In his studio, Jackson’s patriotism poured out in his work. With vigour and pride, Autumn, Algoma speaks to his love of Canada in the riot of colour, the assured way he applied his paint, and in the vast, wild and appealing beauty of the scenery. The perspective in the work is commanding. We are looking out from a location on a high hillside over the tranquil, glassy lake below us and out onto a forest showing the first hints—as well as full blazes—of autumn’s colour. Orange and gold, yellow and green foliage rolls gently in a kaleidoscope of grey-blue hills that are crusted with lichens of every hue, set under a sky sliced by equally colourful clouds.
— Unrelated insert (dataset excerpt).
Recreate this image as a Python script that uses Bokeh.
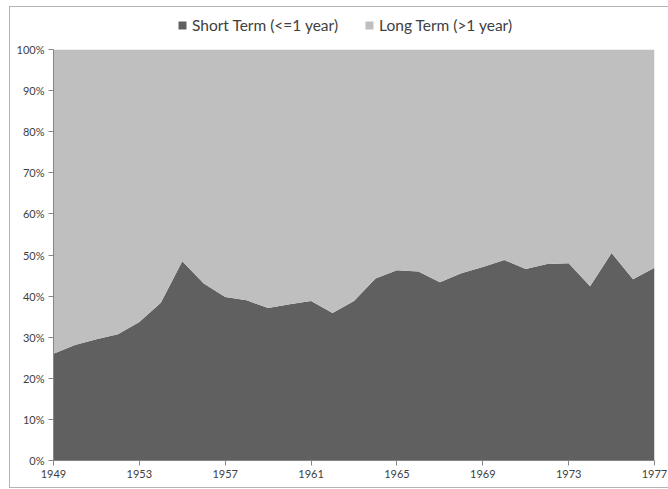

It is a masterwork showing Jackson at his finest. Certainly this was a work that would remind us of things we had grown to cherish as Canadians, wherein the verdant, expansive landscape itself can be seen as a symbol of freedom and strength.
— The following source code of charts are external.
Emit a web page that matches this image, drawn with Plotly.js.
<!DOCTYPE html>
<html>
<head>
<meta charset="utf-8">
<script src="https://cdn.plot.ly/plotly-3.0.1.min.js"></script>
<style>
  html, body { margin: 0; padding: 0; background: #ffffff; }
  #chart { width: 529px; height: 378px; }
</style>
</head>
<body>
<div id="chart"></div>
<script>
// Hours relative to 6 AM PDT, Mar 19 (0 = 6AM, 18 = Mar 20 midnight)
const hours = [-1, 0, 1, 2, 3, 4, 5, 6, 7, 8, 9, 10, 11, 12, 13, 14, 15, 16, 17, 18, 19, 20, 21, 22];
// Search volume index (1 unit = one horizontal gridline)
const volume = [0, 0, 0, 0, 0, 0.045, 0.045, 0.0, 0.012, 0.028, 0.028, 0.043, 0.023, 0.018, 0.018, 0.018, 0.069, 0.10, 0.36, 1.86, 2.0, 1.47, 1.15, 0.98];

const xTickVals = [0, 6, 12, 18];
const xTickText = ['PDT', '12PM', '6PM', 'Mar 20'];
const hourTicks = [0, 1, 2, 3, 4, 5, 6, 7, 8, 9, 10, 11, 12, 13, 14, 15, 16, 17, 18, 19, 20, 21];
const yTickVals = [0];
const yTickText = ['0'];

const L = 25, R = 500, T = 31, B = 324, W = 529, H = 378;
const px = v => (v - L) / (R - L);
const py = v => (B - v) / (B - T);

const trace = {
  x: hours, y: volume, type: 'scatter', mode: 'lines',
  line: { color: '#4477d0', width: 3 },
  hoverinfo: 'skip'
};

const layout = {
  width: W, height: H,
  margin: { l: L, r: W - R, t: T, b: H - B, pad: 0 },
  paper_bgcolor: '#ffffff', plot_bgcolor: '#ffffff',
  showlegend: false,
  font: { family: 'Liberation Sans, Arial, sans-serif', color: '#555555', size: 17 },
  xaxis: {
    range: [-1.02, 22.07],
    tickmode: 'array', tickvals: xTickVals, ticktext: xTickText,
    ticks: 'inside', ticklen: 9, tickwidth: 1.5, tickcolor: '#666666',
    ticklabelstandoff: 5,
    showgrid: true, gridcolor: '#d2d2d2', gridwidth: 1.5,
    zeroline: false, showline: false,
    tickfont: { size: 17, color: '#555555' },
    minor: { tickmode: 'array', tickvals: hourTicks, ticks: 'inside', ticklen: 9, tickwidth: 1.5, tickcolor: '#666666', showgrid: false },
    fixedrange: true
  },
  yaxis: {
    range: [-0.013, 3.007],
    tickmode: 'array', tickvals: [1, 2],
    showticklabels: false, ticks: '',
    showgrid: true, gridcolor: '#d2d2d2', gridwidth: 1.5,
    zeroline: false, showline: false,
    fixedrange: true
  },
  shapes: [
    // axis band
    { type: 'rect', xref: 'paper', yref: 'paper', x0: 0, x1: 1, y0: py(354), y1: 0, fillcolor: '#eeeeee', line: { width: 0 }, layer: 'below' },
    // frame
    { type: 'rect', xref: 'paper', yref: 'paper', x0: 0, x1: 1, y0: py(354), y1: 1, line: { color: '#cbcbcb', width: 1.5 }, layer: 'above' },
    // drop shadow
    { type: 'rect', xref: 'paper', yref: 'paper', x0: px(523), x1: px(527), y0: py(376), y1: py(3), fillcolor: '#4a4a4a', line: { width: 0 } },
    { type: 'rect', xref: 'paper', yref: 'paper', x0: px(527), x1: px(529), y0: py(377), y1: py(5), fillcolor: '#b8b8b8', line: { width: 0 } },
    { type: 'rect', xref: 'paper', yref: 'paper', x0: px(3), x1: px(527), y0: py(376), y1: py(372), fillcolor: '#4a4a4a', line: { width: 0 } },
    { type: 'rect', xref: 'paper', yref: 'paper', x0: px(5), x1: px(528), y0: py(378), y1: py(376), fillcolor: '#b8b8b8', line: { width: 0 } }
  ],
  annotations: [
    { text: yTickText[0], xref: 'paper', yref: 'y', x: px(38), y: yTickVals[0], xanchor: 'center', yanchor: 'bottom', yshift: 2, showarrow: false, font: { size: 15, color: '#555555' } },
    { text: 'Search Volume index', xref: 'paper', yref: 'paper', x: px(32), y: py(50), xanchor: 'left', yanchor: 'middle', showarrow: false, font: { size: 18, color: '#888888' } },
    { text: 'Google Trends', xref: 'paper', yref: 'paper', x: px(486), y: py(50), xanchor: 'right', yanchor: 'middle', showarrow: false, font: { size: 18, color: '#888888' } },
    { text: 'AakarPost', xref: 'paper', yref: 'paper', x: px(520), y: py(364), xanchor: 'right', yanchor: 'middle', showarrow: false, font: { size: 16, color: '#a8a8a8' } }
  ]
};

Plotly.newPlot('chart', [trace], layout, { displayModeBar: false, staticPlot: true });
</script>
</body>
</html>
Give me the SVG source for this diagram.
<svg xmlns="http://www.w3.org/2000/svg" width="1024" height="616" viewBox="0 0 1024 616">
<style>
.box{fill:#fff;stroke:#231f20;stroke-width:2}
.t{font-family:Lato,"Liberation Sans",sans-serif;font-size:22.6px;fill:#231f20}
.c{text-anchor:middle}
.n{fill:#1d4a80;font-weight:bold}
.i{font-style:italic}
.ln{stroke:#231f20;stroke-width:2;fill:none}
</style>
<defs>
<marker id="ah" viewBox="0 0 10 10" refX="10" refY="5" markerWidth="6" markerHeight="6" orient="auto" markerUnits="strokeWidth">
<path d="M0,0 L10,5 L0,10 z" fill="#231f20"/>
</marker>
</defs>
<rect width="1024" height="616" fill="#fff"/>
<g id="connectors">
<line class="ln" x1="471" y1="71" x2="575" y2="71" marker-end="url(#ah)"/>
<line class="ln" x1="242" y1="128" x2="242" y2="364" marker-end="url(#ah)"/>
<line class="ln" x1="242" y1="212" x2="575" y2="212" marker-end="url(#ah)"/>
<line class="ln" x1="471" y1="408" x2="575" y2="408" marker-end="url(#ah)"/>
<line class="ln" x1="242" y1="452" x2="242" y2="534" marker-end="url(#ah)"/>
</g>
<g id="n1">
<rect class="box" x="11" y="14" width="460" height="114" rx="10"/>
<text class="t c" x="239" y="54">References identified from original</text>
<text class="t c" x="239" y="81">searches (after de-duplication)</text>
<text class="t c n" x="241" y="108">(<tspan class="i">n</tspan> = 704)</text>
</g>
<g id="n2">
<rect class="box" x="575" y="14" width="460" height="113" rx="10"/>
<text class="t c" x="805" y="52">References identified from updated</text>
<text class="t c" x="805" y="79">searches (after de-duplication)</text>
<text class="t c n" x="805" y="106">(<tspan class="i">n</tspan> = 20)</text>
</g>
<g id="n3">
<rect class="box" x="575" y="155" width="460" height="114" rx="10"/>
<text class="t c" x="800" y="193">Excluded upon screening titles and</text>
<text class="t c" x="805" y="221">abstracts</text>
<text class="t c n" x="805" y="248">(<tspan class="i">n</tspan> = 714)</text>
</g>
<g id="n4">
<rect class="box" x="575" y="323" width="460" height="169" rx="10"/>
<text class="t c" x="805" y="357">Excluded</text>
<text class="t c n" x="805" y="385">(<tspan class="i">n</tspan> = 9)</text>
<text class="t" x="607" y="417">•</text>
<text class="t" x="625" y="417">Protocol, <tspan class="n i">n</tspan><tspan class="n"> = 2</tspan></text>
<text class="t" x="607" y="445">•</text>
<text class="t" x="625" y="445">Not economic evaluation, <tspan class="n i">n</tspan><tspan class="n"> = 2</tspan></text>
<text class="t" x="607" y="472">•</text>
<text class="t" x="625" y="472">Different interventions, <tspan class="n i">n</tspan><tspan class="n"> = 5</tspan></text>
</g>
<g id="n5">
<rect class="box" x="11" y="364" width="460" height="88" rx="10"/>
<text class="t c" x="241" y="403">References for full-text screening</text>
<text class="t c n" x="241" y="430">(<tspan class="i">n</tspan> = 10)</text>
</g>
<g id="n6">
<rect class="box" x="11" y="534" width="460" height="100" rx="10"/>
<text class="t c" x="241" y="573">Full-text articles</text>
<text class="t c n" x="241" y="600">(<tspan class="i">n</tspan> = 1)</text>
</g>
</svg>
The work of the Group of Seven was an important contributing factor in our development of a national artistic identity, and Jackson, being very vocal in this regard, was especially vociferous during times of war. Not only was he able to work in Royal Canadian Air Force bases, along the rapidly constructed Alaska Highway, and in various military bases in widespread locations, but he was also able to imbue his landscapes, which at first glance might not seem to have direct connections to the conflict, with a stirring sense of Canadian spirit. Works such as this, works that celebrate the unique landscape of Canada, also evoke ideas of strength and vitality and thus were, as Jackson stated, an active societal force in the war effort.

Autumn, Algoma is a major canvas from a particularly interesting point in Jackson’s life, when his experience as a war veteran and role as a leader in Canada’s artistic community placed him at the forefront of Canada’s art conversations. In the early 1940s, he worked with the National Film Board of Canada on a short documentary about the life of Tom Thomson, West Wind, as well as on a longer film entitled Canadian Landscape, which premiered at the Art Gallery of Toronto, now the Art Gallery of Ontario. He began to contribute regularly to the Toronto News, the publication that had first quoted his statements about art and the war effort. His honorary Doctor of Laws degree from Queen’s University would be the first of four, recognizing the depth of his contribution to the Canadian art community, and to our sense of nationalism, patriotism and pride.